* _TASK REQUIREMENTS_
Exclude pictures. Extract exactly the lines from the one that contains "Output the LaTeX" down to the one that contains "(0,0) rectangle (1007,822);", both included.

* _INFORMATION SUPPLIED_
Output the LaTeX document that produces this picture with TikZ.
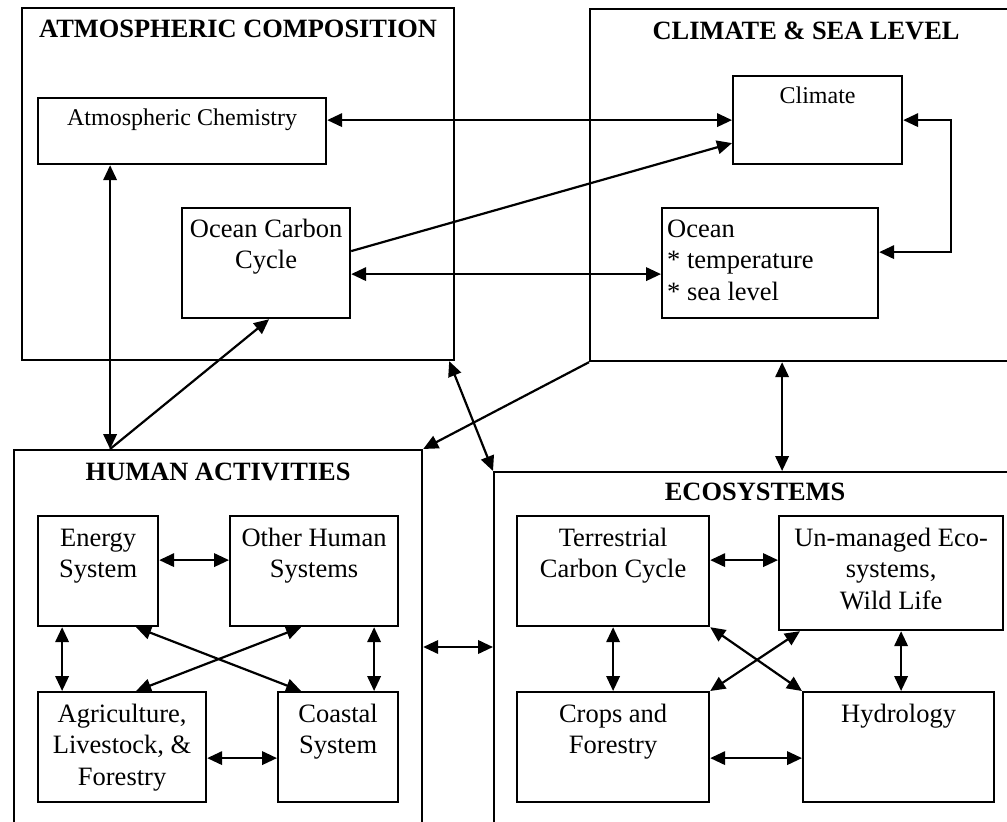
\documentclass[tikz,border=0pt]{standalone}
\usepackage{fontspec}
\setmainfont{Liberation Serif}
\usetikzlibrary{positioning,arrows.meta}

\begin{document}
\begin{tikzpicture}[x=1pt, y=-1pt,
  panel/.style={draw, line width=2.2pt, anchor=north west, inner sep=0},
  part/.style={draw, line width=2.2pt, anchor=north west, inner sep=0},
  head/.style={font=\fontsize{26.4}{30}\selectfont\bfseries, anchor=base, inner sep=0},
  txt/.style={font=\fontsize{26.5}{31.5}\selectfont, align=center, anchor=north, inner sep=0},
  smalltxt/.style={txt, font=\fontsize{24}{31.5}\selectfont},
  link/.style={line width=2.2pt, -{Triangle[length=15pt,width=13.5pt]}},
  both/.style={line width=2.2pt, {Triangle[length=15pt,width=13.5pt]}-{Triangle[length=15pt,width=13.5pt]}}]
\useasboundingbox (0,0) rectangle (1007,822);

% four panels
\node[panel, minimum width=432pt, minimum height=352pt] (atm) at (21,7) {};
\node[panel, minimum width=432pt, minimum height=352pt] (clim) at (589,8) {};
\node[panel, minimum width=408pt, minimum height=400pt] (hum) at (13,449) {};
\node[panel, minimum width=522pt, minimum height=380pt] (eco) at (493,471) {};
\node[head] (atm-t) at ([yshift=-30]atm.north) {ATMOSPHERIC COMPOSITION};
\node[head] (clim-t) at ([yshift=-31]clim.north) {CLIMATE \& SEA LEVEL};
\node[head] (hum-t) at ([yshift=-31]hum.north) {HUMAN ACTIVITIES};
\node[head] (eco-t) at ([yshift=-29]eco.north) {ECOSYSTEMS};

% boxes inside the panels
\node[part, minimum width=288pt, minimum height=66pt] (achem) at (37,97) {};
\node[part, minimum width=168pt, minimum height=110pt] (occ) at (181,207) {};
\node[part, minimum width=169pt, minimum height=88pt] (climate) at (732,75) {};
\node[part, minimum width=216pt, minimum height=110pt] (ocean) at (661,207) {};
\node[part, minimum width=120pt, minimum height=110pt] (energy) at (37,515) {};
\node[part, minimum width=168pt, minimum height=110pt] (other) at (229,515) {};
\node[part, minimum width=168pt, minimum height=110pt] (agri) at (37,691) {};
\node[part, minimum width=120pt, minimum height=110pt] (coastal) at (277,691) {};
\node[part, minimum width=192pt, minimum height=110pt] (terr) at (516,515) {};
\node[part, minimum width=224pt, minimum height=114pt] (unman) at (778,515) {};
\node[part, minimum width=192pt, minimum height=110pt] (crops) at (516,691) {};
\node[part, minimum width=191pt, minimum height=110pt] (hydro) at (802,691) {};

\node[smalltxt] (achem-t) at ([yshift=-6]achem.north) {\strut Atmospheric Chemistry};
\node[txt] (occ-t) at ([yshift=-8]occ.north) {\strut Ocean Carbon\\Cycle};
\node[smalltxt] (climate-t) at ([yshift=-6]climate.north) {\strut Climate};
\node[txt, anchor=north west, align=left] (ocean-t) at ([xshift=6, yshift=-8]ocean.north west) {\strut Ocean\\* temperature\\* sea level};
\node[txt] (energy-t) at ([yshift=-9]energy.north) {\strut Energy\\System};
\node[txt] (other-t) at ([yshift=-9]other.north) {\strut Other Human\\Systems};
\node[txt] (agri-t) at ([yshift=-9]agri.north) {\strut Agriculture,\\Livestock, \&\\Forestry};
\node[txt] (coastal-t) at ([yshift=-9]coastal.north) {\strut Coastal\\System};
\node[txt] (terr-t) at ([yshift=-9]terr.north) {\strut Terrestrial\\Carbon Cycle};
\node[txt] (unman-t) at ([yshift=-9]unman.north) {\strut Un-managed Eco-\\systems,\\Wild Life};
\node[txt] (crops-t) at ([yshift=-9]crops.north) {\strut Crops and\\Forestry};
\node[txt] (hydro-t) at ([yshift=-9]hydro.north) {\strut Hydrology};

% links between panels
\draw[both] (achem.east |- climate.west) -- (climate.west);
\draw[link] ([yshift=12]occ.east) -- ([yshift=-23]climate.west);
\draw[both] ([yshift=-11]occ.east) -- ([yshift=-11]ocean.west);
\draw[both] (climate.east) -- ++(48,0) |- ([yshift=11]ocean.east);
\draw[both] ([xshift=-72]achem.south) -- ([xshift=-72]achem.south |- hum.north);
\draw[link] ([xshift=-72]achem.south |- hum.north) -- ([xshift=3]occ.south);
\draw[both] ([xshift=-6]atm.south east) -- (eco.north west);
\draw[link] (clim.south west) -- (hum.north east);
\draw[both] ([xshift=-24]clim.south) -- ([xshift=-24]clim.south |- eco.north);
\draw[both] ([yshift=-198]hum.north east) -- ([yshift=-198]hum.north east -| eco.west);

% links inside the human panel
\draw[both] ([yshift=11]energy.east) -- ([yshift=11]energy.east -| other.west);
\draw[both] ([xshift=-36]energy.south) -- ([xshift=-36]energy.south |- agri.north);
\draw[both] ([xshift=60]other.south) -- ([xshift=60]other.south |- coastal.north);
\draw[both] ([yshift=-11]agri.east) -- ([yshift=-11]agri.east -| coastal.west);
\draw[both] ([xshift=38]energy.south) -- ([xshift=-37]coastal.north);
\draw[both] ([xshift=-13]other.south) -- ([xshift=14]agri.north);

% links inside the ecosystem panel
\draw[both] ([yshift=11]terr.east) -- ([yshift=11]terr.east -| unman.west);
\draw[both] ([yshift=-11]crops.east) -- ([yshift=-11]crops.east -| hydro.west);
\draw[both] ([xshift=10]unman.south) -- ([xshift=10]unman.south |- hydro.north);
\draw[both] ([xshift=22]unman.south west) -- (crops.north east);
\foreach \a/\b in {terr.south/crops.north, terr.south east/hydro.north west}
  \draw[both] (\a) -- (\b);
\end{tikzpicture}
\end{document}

---

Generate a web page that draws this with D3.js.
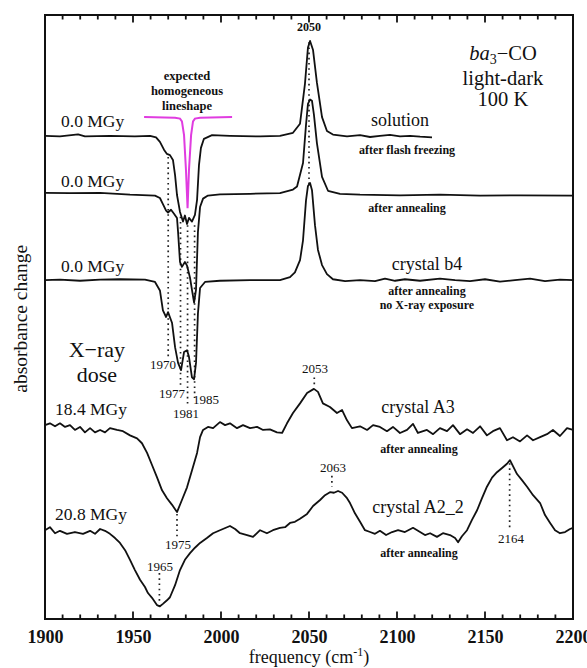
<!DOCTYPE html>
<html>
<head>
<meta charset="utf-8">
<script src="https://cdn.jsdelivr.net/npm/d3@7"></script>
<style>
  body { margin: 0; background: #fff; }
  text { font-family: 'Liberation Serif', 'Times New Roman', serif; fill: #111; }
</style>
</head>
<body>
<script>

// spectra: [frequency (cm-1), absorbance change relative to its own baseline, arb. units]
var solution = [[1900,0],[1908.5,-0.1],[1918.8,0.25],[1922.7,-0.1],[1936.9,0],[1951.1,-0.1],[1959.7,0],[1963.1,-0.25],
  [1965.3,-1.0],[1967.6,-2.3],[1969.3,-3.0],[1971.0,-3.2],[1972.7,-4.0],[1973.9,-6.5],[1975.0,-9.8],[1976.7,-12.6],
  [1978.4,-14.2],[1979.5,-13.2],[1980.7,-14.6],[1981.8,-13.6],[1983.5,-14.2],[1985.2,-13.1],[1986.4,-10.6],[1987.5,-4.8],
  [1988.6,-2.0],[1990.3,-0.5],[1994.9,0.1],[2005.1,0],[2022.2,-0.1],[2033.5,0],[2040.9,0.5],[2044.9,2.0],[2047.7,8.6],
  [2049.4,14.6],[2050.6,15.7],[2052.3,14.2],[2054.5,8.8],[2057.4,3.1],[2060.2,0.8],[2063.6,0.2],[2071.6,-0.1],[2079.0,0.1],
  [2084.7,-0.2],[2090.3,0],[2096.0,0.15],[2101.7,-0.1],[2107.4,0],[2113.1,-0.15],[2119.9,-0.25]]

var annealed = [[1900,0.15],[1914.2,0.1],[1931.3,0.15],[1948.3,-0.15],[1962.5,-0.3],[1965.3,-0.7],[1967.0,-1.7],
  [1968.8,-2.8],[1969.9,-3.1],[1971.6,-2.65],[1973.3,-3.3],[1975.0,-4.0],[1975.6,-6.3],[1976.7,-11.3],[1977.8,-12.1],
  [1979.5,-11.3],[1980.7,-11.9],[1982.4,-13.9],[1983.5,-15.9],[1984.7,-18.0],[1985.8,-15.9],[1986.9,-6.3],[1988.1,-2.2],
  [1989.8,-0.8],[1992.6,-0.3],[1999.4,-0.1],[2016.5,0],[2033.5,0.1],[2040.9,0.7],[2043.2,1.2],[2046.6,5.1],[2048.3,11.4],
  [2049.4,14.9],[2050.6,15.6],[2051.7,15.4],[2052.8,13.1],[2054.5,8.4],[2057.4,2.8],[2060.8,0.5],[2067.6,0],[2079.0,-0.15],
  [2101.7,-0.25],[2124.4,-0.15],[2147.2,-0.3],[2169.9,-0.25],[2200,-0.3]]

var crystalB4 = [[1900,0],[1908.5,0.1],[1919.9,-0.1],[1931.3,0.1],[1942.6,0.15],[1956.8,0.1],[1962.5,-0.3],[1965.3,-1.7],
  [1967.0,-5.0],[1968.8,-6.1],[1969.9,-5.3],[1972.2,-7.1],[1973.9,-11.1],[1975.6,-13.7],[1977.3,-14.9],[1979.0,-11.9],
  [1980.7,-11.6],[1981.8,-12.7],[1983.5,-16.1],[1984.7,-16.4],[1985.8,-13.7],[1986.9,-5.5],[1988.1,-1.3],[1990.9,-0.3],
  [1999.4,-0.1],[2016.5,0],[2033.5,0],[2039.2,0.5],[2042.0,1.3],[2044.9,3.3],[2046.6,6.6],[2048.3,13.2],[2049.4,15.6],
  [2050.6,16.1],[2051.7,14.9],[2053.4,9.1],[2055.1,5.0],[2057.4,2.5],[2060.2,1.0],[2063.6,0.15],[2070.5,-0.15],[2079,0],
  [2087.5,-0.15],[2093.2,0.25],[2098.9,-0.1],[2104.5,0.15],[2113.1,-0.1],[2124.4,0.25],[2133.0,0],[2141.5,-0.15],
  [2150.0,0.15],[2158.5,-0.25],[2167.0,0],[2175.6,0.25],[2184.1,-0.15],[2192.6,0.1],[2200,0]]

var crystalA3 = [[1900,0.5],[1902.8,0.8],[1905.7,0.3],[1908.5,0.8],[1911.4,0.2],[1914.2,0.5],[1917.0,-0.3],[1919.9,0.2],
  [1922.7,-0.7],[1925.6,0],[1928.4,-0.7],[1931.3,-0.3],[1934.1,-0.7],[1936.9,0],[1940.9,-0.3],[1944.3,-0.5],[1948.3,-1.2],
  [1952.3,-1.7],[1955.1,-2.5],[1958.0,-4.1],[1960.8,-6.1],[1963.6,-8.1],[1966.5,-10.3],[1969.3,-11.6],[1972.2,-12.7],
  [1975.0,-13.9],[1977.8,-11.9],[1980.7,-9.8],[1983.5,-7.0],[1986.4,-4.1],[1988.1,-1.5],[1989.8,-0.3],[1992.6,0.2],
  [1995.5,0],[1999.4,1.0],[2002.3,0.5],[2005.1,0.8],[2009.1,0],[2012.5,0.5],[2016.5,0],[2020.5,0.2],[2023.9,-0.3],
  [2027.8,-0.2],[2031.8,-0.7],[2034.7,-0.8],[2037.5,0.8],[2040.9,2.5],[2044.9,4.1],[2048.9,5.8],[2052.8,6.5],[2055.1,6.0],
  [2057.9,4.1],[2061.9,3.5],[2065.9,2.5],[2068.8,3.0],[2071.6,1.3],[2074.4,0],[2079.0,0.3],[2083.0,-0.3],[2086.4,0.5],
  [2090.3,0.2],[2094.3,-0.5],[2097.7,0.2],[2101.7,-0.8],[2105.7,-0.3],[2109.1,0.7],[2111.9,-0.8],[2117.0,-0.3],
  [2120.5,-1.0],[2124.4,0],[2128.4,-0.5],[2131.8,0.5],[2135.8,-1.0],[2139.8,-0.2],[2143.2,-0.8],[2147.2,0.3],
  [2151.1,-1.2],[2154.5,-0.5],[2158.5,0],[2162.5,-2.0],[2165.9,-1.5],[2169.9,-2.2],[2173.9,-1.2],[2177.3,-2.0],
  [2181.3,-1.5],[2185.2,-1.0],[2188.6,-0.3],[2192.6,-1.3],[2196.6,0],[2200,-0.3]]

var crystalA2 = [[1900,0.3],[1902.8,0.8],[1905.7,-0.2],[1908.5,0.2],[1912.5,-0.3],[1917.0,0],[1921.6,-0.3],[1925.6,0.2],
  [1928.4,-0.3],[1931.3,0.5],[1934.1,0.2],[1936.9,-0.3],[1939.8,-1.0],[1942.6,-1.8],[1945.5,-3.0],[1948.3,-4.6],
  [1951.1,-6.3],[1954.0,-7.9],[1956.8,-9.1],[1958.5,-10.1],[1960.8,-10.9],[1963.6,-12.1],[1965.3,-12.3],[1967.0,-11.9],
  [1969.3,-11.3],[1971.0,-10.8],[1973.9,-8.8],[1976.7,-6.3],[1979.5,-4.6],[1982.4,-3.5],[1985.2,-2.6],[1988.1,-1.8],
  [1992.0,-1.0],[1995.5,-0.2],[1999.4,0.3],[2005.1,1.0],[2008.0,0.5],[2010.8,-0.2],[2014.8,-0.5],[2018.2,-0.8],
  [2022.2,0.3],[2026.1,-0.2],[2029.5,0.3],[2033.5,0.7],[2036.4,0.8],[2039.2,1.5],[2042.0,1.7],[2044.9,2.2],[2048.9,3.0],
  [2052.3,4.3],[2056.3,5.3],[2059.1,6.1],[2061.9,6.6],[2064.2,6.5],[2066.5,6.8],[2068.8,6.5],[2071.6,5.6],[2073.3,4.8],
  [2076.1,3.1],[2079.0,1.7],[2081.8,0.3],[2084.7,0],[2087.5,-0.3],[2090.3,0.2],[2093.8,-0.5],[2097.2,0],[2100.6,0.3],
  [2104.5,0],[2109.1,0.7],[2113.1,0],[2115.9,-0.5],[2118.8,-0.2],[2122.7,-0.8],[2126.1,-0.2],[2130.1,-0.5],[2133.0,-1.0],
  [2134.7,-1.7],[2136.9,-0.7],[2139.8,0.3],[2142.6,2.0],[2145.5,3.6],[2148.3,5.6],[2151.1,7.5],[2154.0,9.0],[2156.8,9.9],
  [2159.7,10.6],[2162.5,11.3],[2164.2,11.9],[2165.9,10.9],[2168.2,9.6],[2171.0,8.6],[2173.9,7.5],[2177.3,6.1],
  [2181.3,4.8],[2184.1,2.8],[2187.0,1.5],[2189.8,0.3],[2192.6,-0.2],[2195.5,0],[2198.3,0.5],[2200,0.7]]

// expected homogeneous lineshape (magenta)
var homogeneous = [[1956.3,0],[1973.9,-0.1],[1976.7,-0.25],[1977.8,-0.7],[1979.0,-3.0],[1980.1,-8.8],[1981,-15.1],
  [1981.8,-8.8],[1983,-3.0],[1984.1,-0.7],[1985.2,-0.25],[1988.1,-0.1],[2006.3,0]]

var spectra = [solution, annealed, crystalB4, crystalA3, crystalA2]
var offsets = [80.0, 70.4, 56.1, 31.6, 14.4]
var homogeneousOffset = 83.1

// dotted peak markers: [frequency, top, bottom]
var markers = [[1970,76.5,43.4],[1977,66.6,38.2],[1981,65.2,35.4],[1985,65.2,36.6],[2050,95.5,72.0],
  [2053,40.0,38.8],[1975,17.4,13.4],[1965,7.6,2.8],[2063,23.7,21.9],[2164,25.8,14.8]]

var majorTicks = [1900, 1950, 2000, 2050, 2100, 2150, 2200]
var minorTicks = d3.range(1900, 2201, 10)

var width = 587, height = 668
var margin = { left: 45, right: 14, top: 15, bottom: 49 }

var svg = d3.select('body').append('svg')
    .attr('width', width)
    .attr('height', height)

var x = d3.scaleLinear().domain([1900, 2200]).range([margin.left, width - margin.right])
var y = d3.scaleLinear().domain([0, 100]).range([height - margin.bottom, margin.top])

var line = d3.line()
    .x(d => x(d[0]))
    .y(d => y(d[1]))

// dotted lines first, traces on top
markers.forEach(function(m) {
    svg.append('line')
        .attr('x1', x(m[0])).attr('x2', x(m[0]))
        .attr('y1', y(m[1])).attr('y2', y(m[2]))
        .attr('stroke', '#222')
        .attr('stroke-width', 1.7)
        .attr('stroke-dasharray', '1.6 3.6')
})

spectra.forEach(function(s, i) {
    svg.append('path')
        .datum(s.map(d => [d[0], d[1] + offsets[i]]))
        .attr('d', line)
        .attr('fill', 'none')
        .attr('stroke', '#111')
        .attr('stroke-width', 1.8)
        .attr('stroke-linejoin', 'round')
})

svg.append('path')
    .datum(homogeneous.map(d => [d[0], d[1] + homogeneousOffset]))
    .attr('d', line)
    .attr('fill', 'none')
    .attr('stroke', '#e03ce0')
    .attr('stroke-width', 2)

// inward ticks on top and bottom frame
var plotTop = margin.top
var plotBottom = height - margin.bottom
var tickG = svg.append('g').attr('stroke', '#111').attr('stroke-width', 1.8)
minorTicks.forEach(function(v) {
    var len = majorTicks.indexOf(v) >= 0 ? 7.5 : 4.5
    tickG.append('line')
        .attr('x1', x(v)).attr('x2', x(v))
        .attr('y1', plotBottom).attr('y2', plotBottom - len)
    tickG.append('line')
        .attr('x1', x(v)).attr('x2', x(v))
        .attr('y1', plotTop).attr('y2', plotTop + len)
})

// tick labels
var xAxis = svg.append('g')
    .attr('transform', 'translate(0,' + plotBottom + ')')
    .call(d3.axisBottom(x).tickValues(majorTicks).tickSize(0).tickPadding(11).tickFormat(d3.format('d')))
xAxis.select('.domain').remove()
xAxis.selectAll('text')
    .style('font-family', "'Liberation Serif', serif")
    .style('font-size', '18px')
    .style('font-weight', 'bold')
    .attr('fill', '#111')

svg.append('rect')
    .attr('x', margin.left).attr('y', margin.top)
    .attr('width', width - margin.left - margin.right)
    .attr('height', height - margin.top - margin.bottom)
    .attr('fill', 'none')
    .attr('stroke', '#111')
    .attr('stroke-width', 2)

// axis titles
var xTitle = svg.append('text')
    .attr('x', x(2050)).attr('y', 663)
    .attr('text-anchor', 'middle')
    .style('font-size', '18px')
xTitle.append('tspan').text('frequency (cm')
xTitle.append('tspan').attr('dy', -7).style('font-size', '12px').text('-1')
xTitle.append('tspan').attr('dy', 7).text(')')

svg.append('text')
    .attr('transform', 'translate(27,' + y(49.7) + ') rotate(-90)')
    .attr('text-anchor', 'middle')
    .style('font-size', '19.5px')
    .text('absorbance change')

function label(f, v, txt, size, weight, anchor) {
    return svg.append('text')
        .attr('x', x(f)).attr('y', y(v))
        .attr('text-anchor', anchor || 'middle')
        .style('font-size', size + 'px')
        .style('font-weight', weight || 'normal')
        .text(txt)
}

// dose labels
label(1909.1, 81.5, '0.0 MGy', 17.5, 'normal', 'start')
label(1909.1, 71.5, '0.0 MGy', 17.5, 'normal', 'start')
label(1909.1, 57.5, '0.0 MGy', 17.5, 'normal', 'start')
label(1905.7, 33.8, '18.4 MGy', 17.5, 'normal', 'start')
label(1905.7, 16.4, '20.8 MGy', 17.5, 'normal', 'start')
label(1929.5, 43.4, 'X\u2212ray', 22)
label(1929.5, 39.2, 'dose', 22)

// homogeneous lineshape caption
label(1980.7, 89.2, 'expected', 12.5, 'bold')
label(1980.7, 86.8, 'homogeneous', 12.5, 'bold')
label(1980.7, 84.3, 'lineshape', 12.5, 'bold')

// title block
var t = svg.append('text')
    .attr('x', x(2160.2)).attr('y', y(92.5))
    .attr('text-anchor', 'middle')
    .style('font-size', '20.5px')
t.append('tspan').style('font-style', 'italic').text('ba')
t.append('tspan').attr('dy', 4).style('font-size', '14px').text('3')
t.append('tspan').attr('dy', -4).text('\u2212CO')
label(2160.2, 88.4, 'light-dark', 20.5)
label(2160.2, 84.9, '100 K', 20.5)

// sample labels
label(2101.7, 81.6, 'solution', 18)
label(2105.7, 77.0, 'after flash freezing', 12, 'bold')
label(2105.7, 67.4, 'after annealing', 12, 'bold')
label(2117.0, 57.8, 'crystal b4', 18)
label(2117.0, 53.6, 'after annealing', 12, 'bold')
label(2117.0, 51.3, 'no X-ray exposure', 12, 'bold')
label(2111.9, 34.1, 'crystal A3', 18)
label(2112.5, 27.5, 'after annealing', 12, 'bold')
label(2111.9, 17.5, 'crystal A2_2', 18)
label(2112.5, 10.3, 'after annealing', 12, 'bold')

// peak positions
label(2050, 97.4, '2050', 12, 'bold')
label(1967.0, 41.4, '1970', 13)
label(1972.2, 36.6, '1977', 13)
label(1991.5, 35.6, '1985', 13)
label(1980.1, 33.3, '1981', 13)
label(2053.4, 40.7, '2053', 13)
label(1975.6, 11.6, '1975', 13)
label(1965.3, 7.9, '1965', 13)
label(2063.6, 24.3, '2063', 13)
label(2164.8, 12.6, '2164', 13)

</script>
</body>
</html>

* _SOLUTION_
Output the LaTeX document that produces this picture with TikZ.
\documentclass[tikz,border=0pt]{standalone}
\usepackage{fontspec}
\setmainfont{Liberation Serif}
\usetikzlibrary{positioning,arrows.meta}

\begin{document}
\begin{tikzpicture}[x=1pt, y=-1pt,
  panel/.style={draw, line width=2.2pt, anchor=north west, inner sep=0},
  part/.style={draw, line width=2.2pt, anchor=north west, inner sep=0},
  head/.style={font=\fontsize{26.4}{30}\selectfont\bfseries, anchor=base, inner sep=0},
  txt/.style={font=\fontsize{26.5}{31.5}\selectfont, align=center, anchor=north, inner sep=0},
  smalltxt/.style={txt, font=\fontsize{24}{31.5}\selectfont},
  link/.style={line width=2.2pt, -{Triangle[length=15pt,width=13.5pt]}},
  both/.style={line width=2.2pt, {Triangle[length=15pt,width=13.5pt]}-{Triangle[length=15pt,width=13.5pt]}}]
\useasboundingbox (0,0) rectangle (1007,822);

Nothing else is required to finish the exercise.